August 15, 2012
If there is anything as scrumptious as farm grown tomatoes it is fresh picked corn. In my previous life having corn on the cob involved a long drawn out process. Pulling back the husks, taking out the silk, soaking them in water, tying them with twine and THEN grilling them. I wasn't about to go through all that for one ear of corn. And you know how I feel about the grill.
So I have been shucking the corn, wrapping it in saran wrap and microwaving it. It tasted almost as good as the time consuming steps we had taken in the past. Today however I was given a new way to make delicious corn in the microwave that tastes even better than grilled.
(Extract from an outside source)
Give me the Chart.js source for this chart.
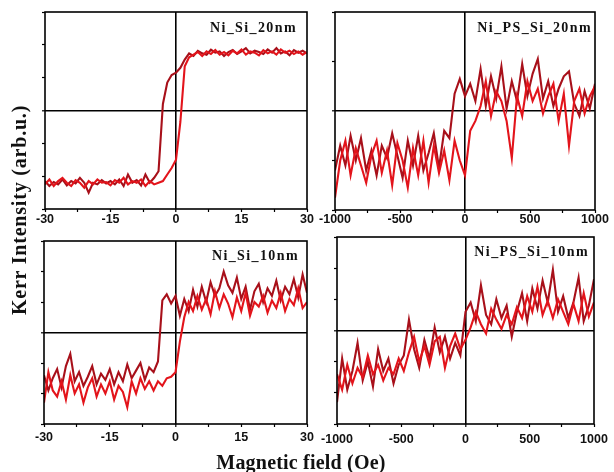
<!DOCTYPE html>
<html>
<head>
<meta charset="utf-8">
<script src="https://cdn.jsdelivr.net/npm/chart.js@4.4.0/dist/chart.umd.min.js"></script>
<style>
body { margin:0; background:#fff; }
#wrap { position:relative; width:614px; height:472px; overflow:hidden; background:#fff; }
canvas { position:absolute; }
.lbl { position:absolute; font-family:"Liberation Serif","DejaVu Serif",serif; font-weight:bold; color:#111; white-space:nowrap; }
.tag { font-size:14px; letter-spacing:1.4px; line-height:16px; text-align:right; }
.ttl { font-size:20px; line-height:22px; width:300px; text-align:center; }
</style>
</head>
<body>
<div id="wrap">
  <canvas id="c1"></canvas>
  <canvas id="c2"></canvas>
  <canvas id="c3"></canvas>
  <canvas id="c4"></canvas>
  <div class="lbl tag" style="right:317px;top:20px;">Ni_Si_20nm</div>
  <div class="lbl tag" style="right:22px;top:20px;">Ni_PS_Si_20nm</div>
  <div class="lbl tag" style="right:315px;top:248px;">Ni_Si_10nm</div>
  <div class="lbl tag" style="right:25px;top:244px;">Ni_PS_Si_10nm</div>
  <div class="lbl ttl" style="left:-131px;top:199px;transform:rotate(-90deg);letter-spacing:0.8px;">Kerr Intensity (arb.u.)</div>
  <div class="lbl ttl" style="left:151px;top:451px;letter-spacing:0.2px;">Magnetic field (Oe)</div>
</div>
<script>
// field sweeps (Oe)
var fieldSi = [-30,-29,-28,-27,-26,-25,-24,-23,-22,-21,-20,-19,-18,-17,-16,-15,-14,-13,-12,-11,-10,-9,-8,-7,-6,-5,-4,-3,-2,-1,
  0,1,2,3,4,5,6,7,8,9,10,11,12,13,14,15,16,17,18,19,20,21,22,23,24,25,26,27,28,29,30];
var fieldPS = [-1000,-960,-920,-880,-840,-800,-760,-720,-680,-640,-600,-560,-520,-480,-440,-400,-360,-320,-280,-240,-200,-160,-120,-80,-40,
  0,40,80,120,160,200,240,280,320,360,400,440,480,520,560,600,640,680,720,760,800,840,880,920,960,1000];

// Ni_Si_20nm
var si20Down = [-2.15,-2.3,-2.18,-2.25,-2.1,-2.28,-2.15,-2.22,-2.05,-2.2,-2.5,-2.2,-2.25,-2.12,-2.22,-2.15,-2.25,-2.1,-2.3,-1.95,
  -2.2,-2.12,-2.28,-1.95,-2.2,-2.05,-1.85,0.2,0.85,1.08,
  1.15,1.3,1.55,1.74,1.66,1.82,1.74,1.7,1.85,1.76,1.8,1.66,1.78,1.84,1.72,1.8,1.9,1.74,1.82,1.78,1.72,1.86,1.76,1.9,1.74,1.8,1.68,1.84,1.76,1.82,1.74];
var si20Up = [-2.25,-2.1,-2.3,-2.15,-2.05,-2.2,-2.3,-2.12,-2.2,-2.35,-2.15,-2.25,-2.1,-2.2,-2.18,-2.28,-2.12,-2.2,-2.05,-2.25,
  -2.15,-2.2,-2.1,-2.3,-2.15,-2.25,-2.2,-2.15,-1.95,-1.75,
  -1.5,-0.35,1.35,1.62,1.7,1.78,1.66,1.8,1.72,1.84,1.7,1.78,1.68,1.82,1.74,1.86,1.7,1.8,1.76,1.68,1.84,1.74,1.8,1.7,1.86,1.76,1.82,1.72,1.8,1.7,1.78];

// Ni_PS_Si_20nm
var ps20Down = [-1.2,-0.7,-1.1,-0.5,-1.0,-0.55,-1.2,-0.8,-1.3,-0.7,-0.95,-0.45,-0.9,-1.35,-0.6,-1.1,-0.5,-1.2,-0.85,-0.45,-1.15,-0.4,-0.55,0.35,0.65,
  0.3,0.55,0.2,0.85,0.1,0.7,0.25,0.9,0.05,0.6,0.2,0.95,0.3,0.75,1.05,0.25,0.6,0.1,0.45,0.7,0.8,0.15,-0.1,0.4,0.05,0.55];
var ps20Up = [-1.75,-1.0,-0.6,-1.3,-0.75,-1.1,-1.45,-0.9,-0.6,-1.25,-0.8,-1.5,-0.65,-1.0,-1.55,-0.75,-1.3,-0.6,-1.45,-0.7,-1.25,-0.8,-1.4,-0.6,-1.0,
  -1.3,-0.4,-0.2,0.1,0.6,-0.1,0.4,0.2,-0.2,-0.95,0.3,-0.1,0.6,0.2,0.45,-0.05,0.3,0.55,-0.2,0.35,-0.7,0.2,0.45,-0.05,0.3,0.5];

// Ni_Si_10nm
var si10Down = [-1.4,-1.9,-1.5,-1.2,-1.8,-1.1,-0.7,-1.6,-1.3,-1.75,-1.45,-1.1,-1.7,-1.35,-1.55,-1.2,-1.7,-1.3,-1.6,-1.05,
  -1.5,-1.25,-1.0,-1.55,-1.15,-1.3,-0.95,1.05,1.25,0.95,
  1.2,0.55,1.1,0.7,1.4,0.85,1.5,1.0,1.65,1.2,1.45,2.0,1.55,1.3,1.8,1.1,1.5,0.75,1.35,1.6,1.0,1.45,1.2,1.7,1.05,1.5,1.25,1.75,1.15,1.9,1.3];
var si10Up = [-2.3,-1.3,-1.9,-2.1,-1.6,-2.2,-1.4,-2.0,-1.7,-2.3,-1.8,-1.5,-2.1,-1.7,-2.0,-1.6,-2.2,-1.75,-1.95,-2.45,
  -1.6,-2.0,-1.5,-1.85,-1.6,-1.9,-1.6,-1.75,-1.5,-1.45,
  -1.3,-0.3,0.5,1.0,0.7,1.2,0.75,1.1,0.6,1.35,0.8,1.25,0.95,0.5,1.15,0.7,1.3,0.55,1.0,0.85,1.2,0.65,1.05,0.8,1.3,0.7,1.1,0.9,1.45,0.8,1.0];

// Ni_PS_Si_10nm
var ps10Down = [-2.3,-0.9,-1.9,-1.3,-0.4,-1.6,-1.0,-1.8,-0.6,-1.3,-0.9,-1.7,-1.1,-0.8,0.35,-0.6,-1.2,-0.3,-0.9,0.1,-0.7,-0.2,-0.9,-0.4,-0.8,
  0.6,0.9,0.3,1.45,0.5,0.2,1.0,0.4,0.8,-0.2,0.6,1.2,0.3,1.35,0.7,1.6,0.9,1.95,0.6,1.1,0.4,0.9,1.7,0.3,0.8,1.65];
var ps10Up = [-1.4,-1.9,-1.1,-1.7,-1.2,-1.5,-0.8,-1.4,-1.1,-1.6,-1.2,-1.4,-0.9,-1.3,-0.7,-0.2,-1.0,-0.5,-1.1,-0.35,-0.2,-1.2,-0.5,-0.1,-0.6,
  -0.3,0.1,0.6,0.2,-0.1,0.7,0.35,0.05,0.5,0.2,0.75,0.4,1.1,0.6,1.4,0.5,0.95,0.4,1.0,0.6,0.2,0.85,0.3,1.2,0.45,0.9];

var panels = [
  {id:'c1', box:[45,12,307,209], field:fieldSi, down:si20Down, up:si20Up, xMax:30, xStep:7.5, xLab:15, yMax:3, pad:0},
  {id:'c2', box:[335,12,595,210], field:fieldPS, down:ps20Down, up:ps20Up, xMax:1000, xStep:250, xLab:500, yMax:2, pad:-1},
  {id:'c3', box:[44,241,307,424], field:fieldSi, down:si10Down, up:si10Up, xMax:30, xStep:7.5, xLab:15, yMax:3, pad:3},
  {id:'c4', box:[337,237,594,424], field:fieldPS, down:ps10Down, up:ps10Up, xMax:1000, xStep:250, xLab:500, yMax:3, pad:5}
];

var framePlugin = {
  id: 'frame',
  afterDatasetsDraw: function(chart) {
    var a = chart.chartArea, c = chart.ctx;
    c.save();
    c.strokeStyle = '#000';
    c.lineWidth = 1.6;
    c.strokeRect(a.left, a.top, a.right - a.left, a.bottom - a.top);
    c.restore();
  }
};

function zeroColor(ctx) { return ctx.tick && ctx.tick.value === 0 ? '#000' : 'rgba(0,0,0,0)'; }
function zeroWidth(ctx) { return ctx.tick && ctx.tick.value === 0 ? 1.6 : 1; }

function makePanel(p) {
  var L = p.box[0], T = p.box[1], R = p.box[2], B = p.box[3];
  var padL = 30, padR = 30, padT = 6, axisH = 28;
  var cv = document.getElementById(p.id);
  cv.width = R - L + padL + padR;
  cv.height = B - T + padT + axisH;
  cv.style.left = (L - padL) + 'px';
  cv.style.top = (T - padT) + 'px';

  new Chart(cv, {
    type: 'line',
    data: {
      datasets: [
        { data: p.field.map(function(f, i) { return {x: f, y: p.up[i]}; }), borderColor: '#e3141b' },
        { data: p.field.map(function(f, i) { return {x: f, y: p.down[i]}; }), borderColor: '#a8101a' }
      ]
    },
    options: {
      responsive: false,
      animation: false,
      devicePixelRatio: 1,
      layout: { padding: { left: padL, right: padR, top: padT, bottom: 0 } },
      plugins: { legend: { display: false }, tooltip: { enabled: false } },
      elements: { point: { radius: 0 }, line: { borderWidth: 2.1, tension: 0 } },
      scales: {
        x: {
          type: 'linear', min: -p.xMax, max: p.xMax,
          afterFit: function(s) { s.height = axisH; },
          border: { display: false },
          grid: { color: zeroColor, lineWidth: zeroWidth, tickColor: '#000', tickWidth: 1.2, tickLength: 3 },
          ticks: {
            stepSize: p.xStep, autoSkip: false, maxRotation: 0, padding: p.pad, color: '#111',
            font: { family: '"Liberation Sans", Arial, sans-serif', size: 12.5, weight: 'bold' },
            callback: function(v) { return v % p.xLab === 0 ? String(v) : ''; }
          }
        },
        y: {
          type: 'linear', min: -p.yMax, max: p.yMax,
          afterFit: function(s) { s.width = 0; },
          border: { display: false },
          grid: { color: zeroColor, lineWidth: zeroWidth, tickColor: '#000', tickWidth: 1.2, tickLength: 3 },
          ticks: { stepSize: 1, display: false }
        }
      }
    },
    plugins: [framePlugin]
  });
}

panels.forEach(makePanel);
</script>
</body>
</html>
Jocelyn, Josh and I were eating lunch together yesterday. Jocelyn was talking about making corn when they got home. She told me to put the corn in the microwave, in the husks, for 2-3 minutes. After it cools, cut the end off and shuck it. I tried it last night and it was sooo good. I was having a tomato salad so I rolled the corn in the left over olive oil then in basil, parsley and grated Parmesan cheese. And of course, salt. I told Annie about it and she tried it too. We both agreed. Some of the best corn we have ever eaten.
So things are not like they used to be. Although I ate the corn and salad by myself I enjoyed every morsel. Which I guess, is better than eating across from someone who spent the afternoon in a motel with another woman.